(Items from a dataset)
▬▬▬▬▬▬

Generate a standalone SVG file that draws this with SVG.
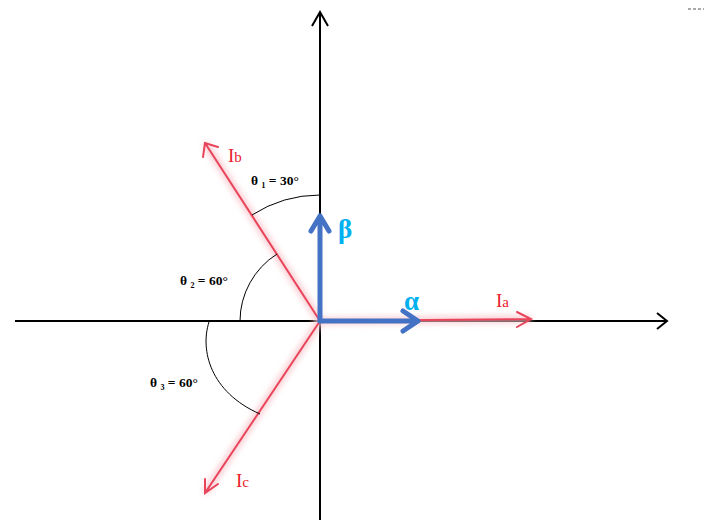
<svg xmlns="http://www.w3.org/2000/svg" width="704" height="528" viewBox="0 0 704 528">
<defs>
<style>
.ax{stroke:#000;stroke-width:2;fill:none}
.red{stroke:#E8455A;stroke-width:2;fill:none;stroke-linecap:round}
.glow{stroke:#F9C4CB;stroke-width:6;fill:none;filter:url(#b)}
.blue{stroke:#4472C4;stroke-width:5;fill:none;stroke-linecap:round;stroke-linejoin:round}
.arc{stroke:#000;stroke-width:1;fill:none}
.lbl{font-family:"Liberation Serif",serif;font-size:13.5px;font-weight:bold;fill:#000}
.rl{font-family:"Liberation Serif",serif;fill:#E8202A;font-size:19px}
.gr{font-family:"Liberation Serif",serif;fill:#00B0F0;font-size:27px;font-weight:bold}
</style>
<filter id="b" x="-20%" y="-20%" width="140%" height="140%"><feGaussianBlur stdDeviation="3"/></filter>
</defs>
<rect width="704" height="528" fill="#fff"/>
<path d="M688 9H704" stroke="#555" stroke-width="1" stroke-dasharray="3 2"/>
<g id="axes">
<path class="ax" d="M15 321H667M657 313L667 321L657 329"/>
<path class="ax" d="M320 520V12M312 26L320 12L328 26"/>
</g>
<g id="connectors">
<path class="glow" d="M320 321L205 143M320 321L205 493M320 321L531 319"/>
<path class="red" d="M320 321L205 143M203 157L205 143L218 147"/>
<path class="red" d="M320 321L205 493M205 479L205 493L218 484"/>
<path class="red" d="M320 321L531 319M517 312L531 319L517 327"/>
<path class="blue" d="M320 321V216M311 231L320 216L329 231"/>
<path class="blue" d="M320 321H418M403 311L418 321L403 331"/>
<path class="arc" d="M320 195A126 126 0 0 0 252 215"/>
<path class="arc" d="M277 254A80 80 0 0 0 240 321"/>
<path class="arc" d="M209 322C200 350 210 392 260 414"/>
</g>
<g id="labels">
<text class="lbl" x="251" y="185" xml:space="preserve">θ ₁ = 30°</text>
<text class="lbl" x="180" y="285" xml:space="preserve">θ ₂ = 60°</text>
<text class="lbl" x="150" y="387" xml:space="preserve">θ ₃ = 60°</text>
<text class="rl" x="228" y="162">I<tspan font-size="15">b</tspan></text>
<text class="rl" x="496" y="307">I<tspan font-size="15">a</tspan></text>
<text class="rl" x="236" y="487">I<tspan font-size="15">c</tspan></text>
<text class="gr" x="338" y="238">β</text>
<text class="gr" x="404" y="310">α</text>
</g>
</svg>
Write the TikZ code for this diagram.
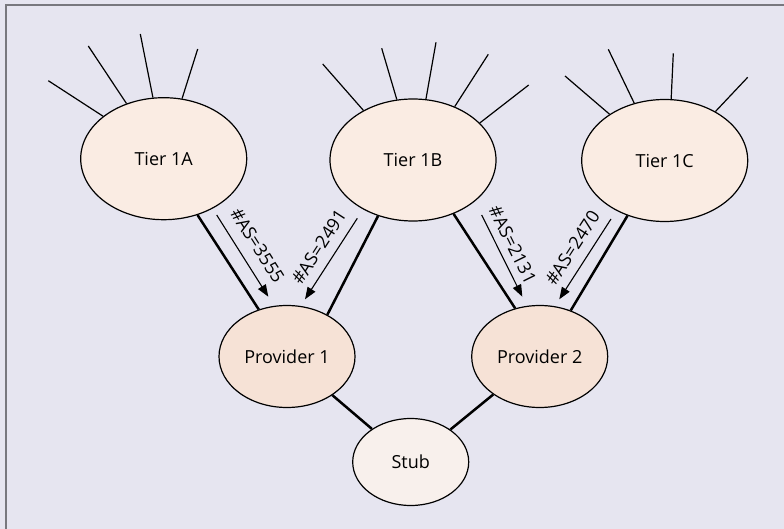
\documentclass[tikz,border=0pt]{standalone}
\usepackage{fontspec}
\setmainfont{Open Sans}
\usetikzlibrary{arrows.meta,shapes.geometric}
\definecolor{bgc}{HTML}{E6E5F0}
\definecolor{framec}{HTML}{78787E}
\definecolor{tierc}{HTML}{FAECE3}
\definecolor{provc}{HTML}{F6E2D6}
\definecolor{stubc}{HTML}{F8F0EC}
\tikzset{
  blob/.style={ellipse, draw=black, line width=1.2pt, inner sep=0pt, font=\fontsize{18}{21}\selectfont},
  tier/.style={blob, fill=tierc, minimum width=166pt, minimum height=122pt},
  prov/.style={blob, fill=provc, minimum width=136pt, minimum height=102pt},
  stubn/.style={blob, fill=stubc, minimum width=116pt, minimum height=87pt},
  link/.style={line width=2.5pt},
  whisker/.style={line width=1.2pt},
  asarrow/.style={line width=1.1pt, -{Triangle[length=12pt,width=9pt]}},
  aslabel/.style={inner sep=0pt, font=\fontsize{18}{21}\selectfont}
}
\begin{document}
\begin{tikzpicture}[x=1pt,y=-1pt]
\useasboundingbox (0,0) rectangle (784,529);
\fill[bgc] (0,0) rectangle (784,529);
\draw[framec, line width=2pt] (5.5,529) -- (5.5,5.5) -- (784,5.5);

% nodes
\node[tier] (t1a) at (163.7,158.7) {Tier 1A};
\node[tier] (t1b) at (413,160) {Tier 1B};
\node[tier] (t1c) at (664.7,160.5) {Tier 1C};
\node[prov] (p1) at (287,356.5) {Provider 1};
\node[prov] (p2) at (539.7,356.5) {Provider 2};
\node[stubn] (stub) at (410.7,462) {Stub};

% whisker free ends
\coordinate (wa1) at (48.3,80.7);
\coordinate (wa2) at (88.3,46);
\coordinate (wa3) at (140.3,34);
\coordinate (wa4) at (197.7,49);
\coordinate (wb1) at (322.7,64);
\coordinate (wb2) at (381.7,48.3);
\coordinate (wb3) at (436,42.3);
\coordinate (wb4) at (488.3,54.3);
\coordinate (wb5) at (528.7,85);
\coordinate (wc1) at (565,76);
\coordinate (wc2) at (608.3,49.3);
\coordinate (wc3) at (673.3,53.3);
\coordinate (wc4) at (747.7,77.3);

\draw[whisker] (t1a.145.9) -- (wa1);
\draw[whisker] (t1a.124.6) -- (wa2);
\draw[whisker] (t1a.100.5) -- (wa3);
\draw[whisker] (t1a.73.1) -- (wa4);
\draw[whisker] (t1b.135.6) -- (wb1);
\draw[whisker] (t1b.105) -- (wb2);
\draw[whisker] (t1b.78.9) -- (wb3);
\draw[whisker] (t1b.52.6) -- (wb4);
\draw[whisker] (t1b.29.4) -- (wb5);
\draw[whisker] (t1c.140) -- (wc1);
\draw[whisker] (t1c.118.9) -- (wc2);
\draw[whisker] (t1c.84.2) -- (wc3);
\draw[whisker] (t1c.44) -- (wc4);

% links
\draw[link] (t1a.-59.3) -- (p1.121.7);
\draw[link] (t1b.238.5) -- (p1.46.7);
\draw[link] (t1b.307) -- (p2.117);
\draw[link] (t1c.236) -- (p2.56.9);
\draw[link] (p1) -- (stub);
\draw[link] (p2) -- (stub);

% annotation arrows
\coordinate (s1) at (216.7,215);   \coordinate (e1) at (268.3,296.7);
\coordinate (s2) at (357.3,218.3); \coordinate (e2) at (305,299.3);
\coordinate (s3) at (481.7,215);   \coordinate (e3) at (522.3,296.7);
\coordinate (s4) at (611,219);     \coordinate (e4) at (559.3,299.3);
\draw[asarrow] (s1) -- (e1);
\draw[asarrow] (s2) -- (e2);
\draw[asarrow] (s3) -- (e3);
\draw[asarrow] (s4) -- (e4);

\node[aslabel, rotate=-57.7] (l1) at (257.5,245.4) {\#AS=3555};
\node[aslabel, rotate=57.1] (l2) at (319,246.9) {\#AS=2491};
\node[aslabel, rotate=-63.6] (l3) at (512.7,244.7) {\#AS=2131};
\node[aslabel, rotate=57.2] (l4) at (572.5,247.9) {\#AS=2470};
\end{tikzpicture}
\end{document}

▬▬▬▬▬▬

EXERCISE DESCRIPTION: Look through the data above. Find each line with the string "standalone" and copy it.

PROBLEM SOLUTION:
Generate a standalone SVG file that draws this with SVG.
\documentclass[tikz,border=0pt]{standalone}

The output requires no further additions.